Under Minnesota law, “campaign material” is broadly defined to include “any literature, publication, or material that is disseminated for the purpose of influencing voting at a primary or other election, except for news items or editorial comments by the news media.” Minn. Stat. § 211B.01, subd. 2. If a publication meets this definition, it must include the customary “prepared and paid for by” disclaimer required under Minn. Stat. § 211B.04(a) and (b). The general purpose of this disclaimer is to identify who prepared, disseminated and paid for the communication, so that the general public knows who is responsible for its content.

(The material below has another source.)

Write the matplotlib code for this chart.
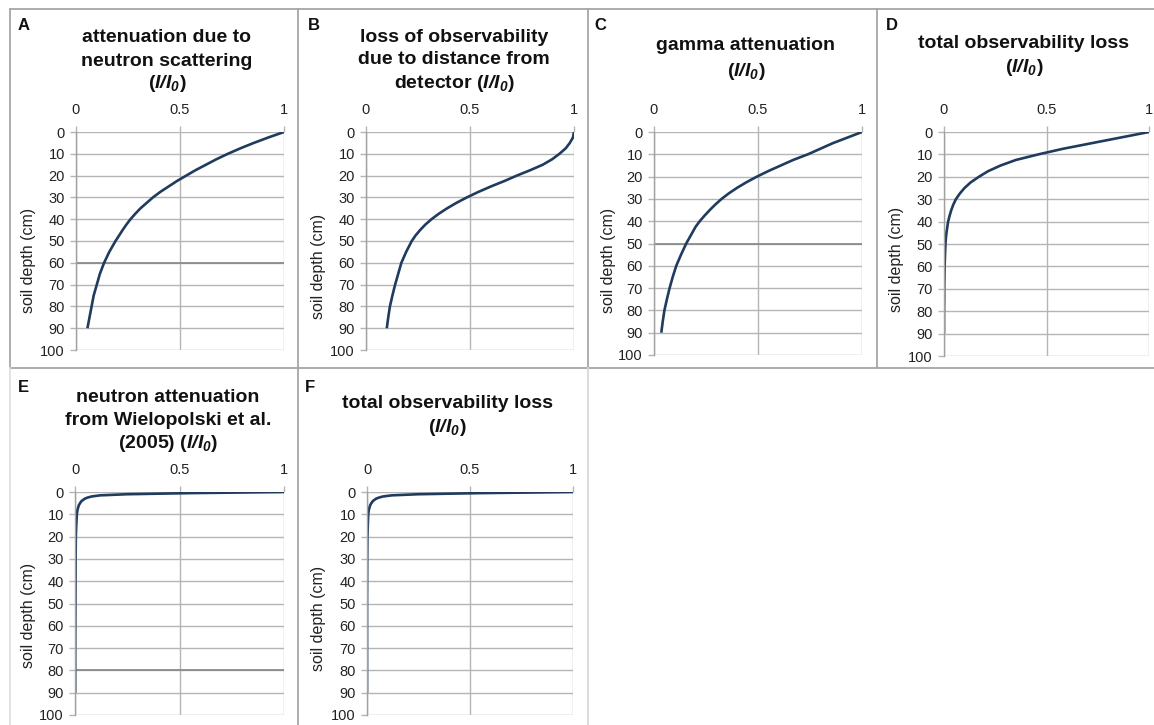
import matplotlib.pyplot as plt
from matplotlib.lines import Line2D

plt.rcParams['font.family'] = ['Liberation Sans', 'DejaVu Sans']
plt.rcParams['mathtext.fontset'] = 'custom'
plt.rcParams['mathtext.rm'] = 'Liberation Sans'
plt.rcParams['mathtext.it'] = 'Liberation Sans:italic'
plt.rcParams['mathtext.bf'] = 'Liberation Sans:bold'
plt.rcParams['mathtext.bfit'] = 'Liberation Sans:italic:bold'

W, H = 1154, 725

# ---- data (I/I0 against soil depth in cm) ----
depth_std = [0, 2.5, 5, 7.5, 10, 12.5, 15, 17.5, 20, 22.5, 25, 27.5, 30, 32.5, 35,
             37.5, 40, 42.5, 45, 47.5, 50, 55, 60, 65, 70, 75, 80, 85, 90]

# A: attenuation due to neutron scattering
frac_a = [1.0, 0.925, 0.855, 0.79, 0.73, 0.675, 0.625, 0.575, 0.53, 0.485, 0.445, 0.405,
          0.37, 0.34, 0.31, 0.285, 0.262, 0.242, 0.224, 0.207, 0.19, 0.16, 0.135, 0.115,
          0.10, 0.085, 0.075, 0.065, 0.055]
# B: loss of observability due to distance from detector
frac_b = [1.0, 0.995, 0.98, 0.96, 0.93, 0.895, 0.85, 0.79, 0.725, 0.665, 0.60, 0.54,
          0.485, 0.435, 0.39, 0.35, 0.315, 0.285, 0.26, 0.238, 0.22, 0.193, 0.17, 0.155,
          0.14, 0.127, 0.115, 0.107, 0.10]
# C: gamma attenuation
frac_c = [1.0, 0.93, 0.86, 0.80, 0.74, 0.67, 0.61, 0.55, 0.495, 0.445, 0.40, 0.36,
          0.325, 0.295, 0.268, 0.243, 0.22, 0.2, 0.185, 0.17, 0.155, 0.13, 0.107, 0.09,
          0.075, 0.062, 0.05, 0.042, 0.035]
# D: total observability loss
frac_d = [1.0, 0.86, 0.72, 0.58, 0.46, 0.35, 0.275, 0.215, 0.17, 0.13, 0.10, 0.077,
          0.058, 0.045, 0.035, 0.027, 0.02, 0.016, 0.012, 0.009, 0.007, 0.005, 0.003,
          0.002, 0.001, 0.001, 0.0, 0.0, 0.0]

# E: neutron attenuation from Wielopolski et al. (2005)
depth_e = [0, 0.5, 1, 1.5, 2, 2.5, 3, 4, 5, 6, 8, 10, 15, 20, 30, 50, 70, 90]
frac_e = [1.0, 0.55, 0.25, 0.12, 0.08, 0.06, 0.047, 0.032, 0.024, 0.018, 0.012,
          0.009, 0.006, 0.004, 0.003, 0.002, 0.001, 0.001]
# F: total observability loss
depth_f = [0, 0.5, 1, 1.5, 2, 2.5, 3, 4, 5, 6, 8, 10, 15, 20, 30, 50, 70, 90]
frac_f = [1.0, 0.55, 0.25, 0.12, 0.078, 0.058, 0.044, 0.029, 0.021, 0.015, 0.009,
          0.006, 0.004, 0.002, 0.001, 0.0, 0.0, 0.0]

x_ticks = [0, 0.5, 1]
x_ticklabels = ['0', '0.5', '1']
y_ticks = [0, 10, 20, 30, 40, 50, 60, 70, 80, 90, 100]

frac = r'$\mathbfit{I/I}_{\mathbfit{0}}$'
panels = [
    dict(letter='A', title=['attenuation due to', 'neutron scattering', '(' + frac + ')'],
         depth=depth_std, value=frac_a),
    dict(letter='B', title=['loss of observability', 'due to distance from', 'detector (' + frac + ')'],
         depth=depth_std, value=frac_b),
    dict(letter='C', title=['gamma attenuation', '(' + frac + ')'],
         depth=depth_std, value=frac_c),
    dict(letter='D', title=['total observability loss', '(' + frac + ')'],
         depth=depth_std, value=frac_d),
    dict(letter='E', title=['neutron attenuation', 'from Wielopolski et al.', '(2005) (' + frac + ')'],
         depth=depth_e, value=frac_e),
    dict(letter='F', title=['total observability loss', '(' + frac + ')'],
         depth=depth_f, value=frac_f),
]

# layout in pixels: axes box (left, right, top, bottom), title centre x, title line ys,
# letter position, ylabel position, darker gridline
layout = {
    'A': dict(box=(76, 284, 132, 350), tx=167, ty=[37, 61, 84], lx=24, ly=25, yl=(28, 260), dark=60),
    'B': dict(box=(366, 574, 132, 350), tx=454, ty=[37, 60, 83], lx=314, ly=25, yl=(318, 266), dark=None),
    'C': dict(box=(654, 862, 132, 355), tx=746, ty=[46, 71], lx=600, ly=25, yl=(608, 260), dark=50),
    'D': dict(box=(944, 1149, 132, 356), tx=1024, ty=[43, 67], lx=892, ly=25, yl=(897, 259), dark=None),
    'E': dict(box=(75, 284, 492, 715), tx=168, ty=[398, 420, 443], lx=23, ly=387, yl=(28, 615), dark=80),
    'F': dict(box=(367, 573, 492, 715), tx=447, ty=[403, 427], lx=310, ly=387, yl=(318, 618), dark=None),
}

line_color = '#1f3b5e'
grid_color = '#b5b5b5'

fig = plt.figure(figsize=(W / 100, H / 100), dpi=100)


def fx(x):
    return x / W


def fy(y):
    return 1 - y / H


for p in panels:
    lay = layout[p['letter']]
    l, r, t, b = lay['box']
    ax = fig.add_axes([fx(l), fy(b), (r - l) / W, (b - t) / H])
    ax.plot(p['value'], p['depth'], color=line_color, lw=1.9,
            solid_capstyle='butt', solid_joinstyle='round')
    ax.set_xlim(0, 1)
    ax.set_ylim(100, 0)
    ax.set_xticks(x_ticks)
    ax.set_xticklabels(x_ticklabels)
    ax.set_yticks(y_ticks)
    ax.xaxis.tick_top()
    ax.tick_params(axis='x', top=True, bottom=False, labeltop=True, labelbottom=False,
                   length=4, width=1, color=grid_color, pad=7, labelsize=10.5, labelcolor='#222222')
    ax.tick_params(axis='y', left=True, length=4, width=1, color=grid_color, pad=4,
                   labelsize=10.5, labelcolor='#222222')
    ax.grid(True, color=grid_color, lw=1)
    ax.set_axisbelow(True)
    for side in ['top', 'bottom', 'right']:
        ax.spines[side].set_visible(False)
    ax.spines['left'].set_color('#a0a0a0')
    ax.spines['left'].set_linewidth(1)
    if lay['dark'] is not None:
        ax.axhline(lay['dark'], color='#8c8c8c', lw=1.3, zorder=1.5)

    for txt, y in zip(p['title'], lay['ty']):
        fig.text(fx(lay['tx']), fy(y), txt, ha='center', va='center',
                 fontsize=14, fontweight='bold', color='#111111')
    fig.text(fx(lay['lx']), fy(lay['ly']), p['letter'], ha='center', va='center',
             fontsize=12, fontweight='bold', color='#111111')
    fig.text(fx(lay['yl'][0]), fy(lay['yl'][1]), 'soil depth (cm)', rotation=90,
             ha='center', va='center', fontsize=11.5, color='#222222')

# panel borders
border = '#a6a6a6'
border_lines = [
    ((10, 1154), (9, 9)),
    ((10, 1154), (368, 368)),
    ((10, 10), (9, 368)),
    ((298, 298), (9, 725)),
    ((588, 588), (9, 368)),
    ((877, 877), (9, 368)),
]
for xs, ys in border_lines:
    fig.add_artist(Line2D([fx(v) for v in xs], [fy(v) for v in ys], color=border, lw=1.3))
fig.add_artist(Line2D([fx(10), fx(10)], [fy(368), fy(725)], color='#e0e0e0', lw=1.3))
fig.add_artist(Line2D([fx(588), fx(588)], [fy(368), fy(725)], color='#d9d9d9', lw=1.3))

fig.savefig('out.png', dpi=100)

In Wunderlich, the panel found the Facebook page at issue was disseminated for the purpose of influencing the candidate’s election, met the definition of “campaign material,” and therefore required a disclaimer. In support of its conclusion, the panel noted that the Facebook page generally promoted the candidate’s accomplishments and re-election campaign, and linked to favorable newspaper articles about the candidate and initiatives she had undertaken while county attorney. These findings were determinative, even though the candidate did not pay to create the page, did not expressly advocate for herself on the page, did not link to her campaign website on the page, and did not solicit votes or contributions on the page.
The Wunderlich case and the Board’s memorandum serve as important reminders for all nonprofit organizations during this election season. Before putting campaign or election related material into the public domain, such organizations should carefully review the content of their communications and determine whether they could be found to have an election-influencing purpose. If they have such a purpose, the communication must include the customary disclaimer. And, of course, a nonprofit must ensure that any such communications are consistent with any limitations that may apply arising from its tax-exempt status, particularly if it is a 501(c)(3) organization.
 The memorandum is available at www.cfboard.state.mn.us/issues/Disclaimers_on_social_media.pdf.